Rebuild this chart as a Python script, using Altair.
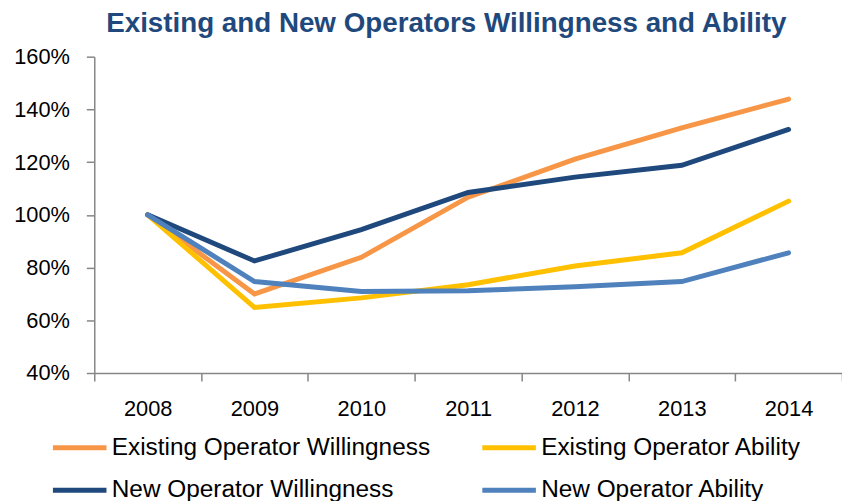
import altair as alt
import pandas as pd

years = ["2008", "2009", "2010", "2011", "2012", "2013", "2014"]
series_names = [
    "Existing Operator Willingness",
    "Existing Operator Ability",
    "New Operator Willingness",
    "New Operator Ability",
]
existing_willingness = [1.000, 0.700, 0.839, 1.067, 1.211, 1.330, 1.439]
existing_ability = [1.000, 0.649, 0.685, 0.735, 0.806, 0.856, 1.052]
new_willingness = [1.000, 0.825, 0.944, 1.085, 1.143, 1.188, 1.324]
new_ability = [1.000, 0.747, 0.709, 0.712, 0.727, 0.747, 0.856]
series_colors = ["#F79646", "#FFC000", "#1F497D", "#4F81BD"]
y_ticks = [0.4, 0.6, 0.8, 1.0, 1.2, 1.4, 1.6]

rows = []
for name, vals in zip(series_names, [existing_willingness, existing_ability, new_willingness, new_ability]):
    for i, (yr, v) in enumerate(zip(years, vals)):
        rows.append({"Year": yr, "Value": v, "Series": name, "idx": i})
df = pd.DataFrame(rows)

FONT = "Liberation Sans"

chart = (
    alt.Chart(df)
    .mark_line(strokeWidth=5, strokeCap="round")
    .encode(
        x=alt.X(
            "Year:N",
            sort=years,
            bandPosition=0.5,
            scale=alt.Scale(type="band", paddingInner=0, paddingOuter=0),
            axis=alt.Axis(
                title=None,
                labelAngle=0,
                tickBand="extent",
                domainColor="#868686",
                tickColor="#868686",
                domainWidth=1.5,
                tickWidth=1.5,
                tickSize=8,
                labelPadding=18,
                labelFontSize=22,
                labelColor="#000000",
                labelFont=FONT,
            ),
        ),
        y=alt.Y(
            "Value:Q",
            scale=alt.Scale(domain=[0.4, 1.6], nice=False, zero=False),
            axis=alt.Axis(
                title=None,
                values=y_ticks,
                format=".0%",
                grid=False,
                domainColor="#868686",
                tickColor="#868686",
                domainWidth=1.5,
                tickWidth=1.5,
                tickSize=8,
                labelPadding=17,
                labelFontSize=22,
                labelColor="#000000",
                labelFont=FONT,
            ),
        ),
        color=alt.Color(
            "Series:N",
            sort=series_names,
            scale=alt.Scale(domain=series_names, range=series_colors),
            legend=alt.Legend(
                title=None,
                orient="none",
                direction="horizontal",
                legendX=-45,
                legendY=382,
                columns=2,
                columnPadding=42,
                rowPadding=18,
                symbolType="M-1,0H5",
                symbolSize=324,
                symbolStrokeWidth=5,
                labelOffset=38,
                labelFontSize=24.6,
                labelFont=FONT,
                labelColor="#000000",
                labelLimit=600,
            ),
        ),
        order="idx:Q",
    )
    .properties(
        width=754,
        height=319,
        autosize=alt.AutoSizeParams(type="none"),
        padding={"left": 87, "top": 47, "right": 0, "bottom": 130},
        title=alt.TitleParams(
            "Existing and New Operators Willingness and Ability",
            fontSize=28,
            fontWeight="bold",
            color="#1F497D",
            font=FONT,
            anchor="middle",
            frame="group",
            dx=-22,
            dy=-4,
        ),
    )
    .configure_view(stroke=None)
)

chart.save("out.html", embed_options={"renderer": "svg", "actions": False})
________________
Short exercise - Repeat the material verbatim. Do not carry over any picture.

Solution -
Rebuild this chart as a Python script, using Altair.
import altair as alt
import pandas as pd

years = ["2008", "2009", "2010", "2011", "2012", "2013", "2014"]
series_names = [
    "Existing Operator Willingness",
    "Existing Operator Ability",
    "New Operator Willingness",
    "New Operator Ability",
]
existing_willingness = [1.000, 0.700, 0.839, 1.067, 1.211, 1.330, 1.439]
existing_ability = [1.000, 0.649, 0.685, 0.735, 0.806, 0.856, 1.052]
new_willingness = [1.000, 0.825, 0.944, 1.085, 1.143, 1.188, 1.324]
new_ability = [1.000, 0.747, 0.709, 0.712, 0.727, 0.747, 0.856]
series_colors = ["#F79646", "#FFC000", "#1F497D", "#4F81BD"]
y_ticks = [0.4, 0.6, 0.8, 1.0, 1.2, 1.4, 1.6]

rows = []
for name, vals in zip(series_names, [existing_willingness, existing_ability, new_willingness, new_ability]):
    for i, (yr, v) in enumerate(zip(years, vals)):
        rows.append({"Year": yr, "Value": v, "Series": name, "idx": i})
df = pd.DataFrame(rows)

FONT = "Liberation Sans"

chart = (
    alt.Chart(df)
    .mark_line(strokeWidth=5, strokeCap="round")
    .encode(
        x=alt.X(
            "Year:N",
            sort=years,
            bandPosition=0.5,
            scale=alt.Scale(type="band", paddingInner=0, paddingOuter=0),
            axis=alt.Axis(
                title=None,
                labelAngle=0,
                tickBand="extent",
                domainColor="#868686",
                tickColor="#868686",
                domainWidth=1.5,
                tickWidth=1.5,
                tickSize=8,
                labelPadding=18,
                labelFontSize=22,
                labelColor="#000000",
                labelFont=FONT,
            ),
        ),
        y=alt.Y(
            "Value:Q",
            scale=alt.Scale(domain=[0.4, 1.6], nice=False, zero=False),
            axis=alt.Axis(
                title=None,
                values=y_ticks,
                format=".0%",
                grid=False,
                domainColor="#868686",
                tickColor="#868686",
                domainWidth=1.5,
                tickWidth=1.5,
                tickSize=8,
                labelPadding=17,
                labelFontSize=22,
                labelColor="#000000",
                labelFont=FONT,
            ),
        ),
        color=alt.Color(
            "Series:N",
            sort=series_names,
            scale=alt.Scale(domain=series_names, range=series_colors),
            legend=alt.Legend(
                title=None,
                orient="none",
                direction="horizontal",
                legendX=-45,
                legendY=382,
                columns=2,
                columnPadding=42,
                rowPadding=18,
                symbolType="M-1,0H5",
                symbolSize=324,
                symbolStrokeWidth=5,
                labelOffset=38,
                labelFontSize=24.6,
                labelFont=FONT,
                labelColor="#000000",
                labelLimit=600,
            ),
        ),
        order="idx:Q",
    )
    .properties(
        width=754,
        height=319,
        autosize=alt.AutoSizeParams(type="none"),
        padding={"left": 87, "top": 47, "right": 0, "bottom": 130},
        title=alt.TitleParams(
            "Existing and New Operators Willingness and Ability",
            fontSize=28,
            fontWeight="bold",
            color="#1F497D",
            font=FONT,
            anchor="middle",
            frame="group",
            dx=-22,
            dy=-4,
        ),
    )
    .configure_view(stroke=None)
)

chart.save("out.html", embed_options={"renderer": "svg", "actions": False})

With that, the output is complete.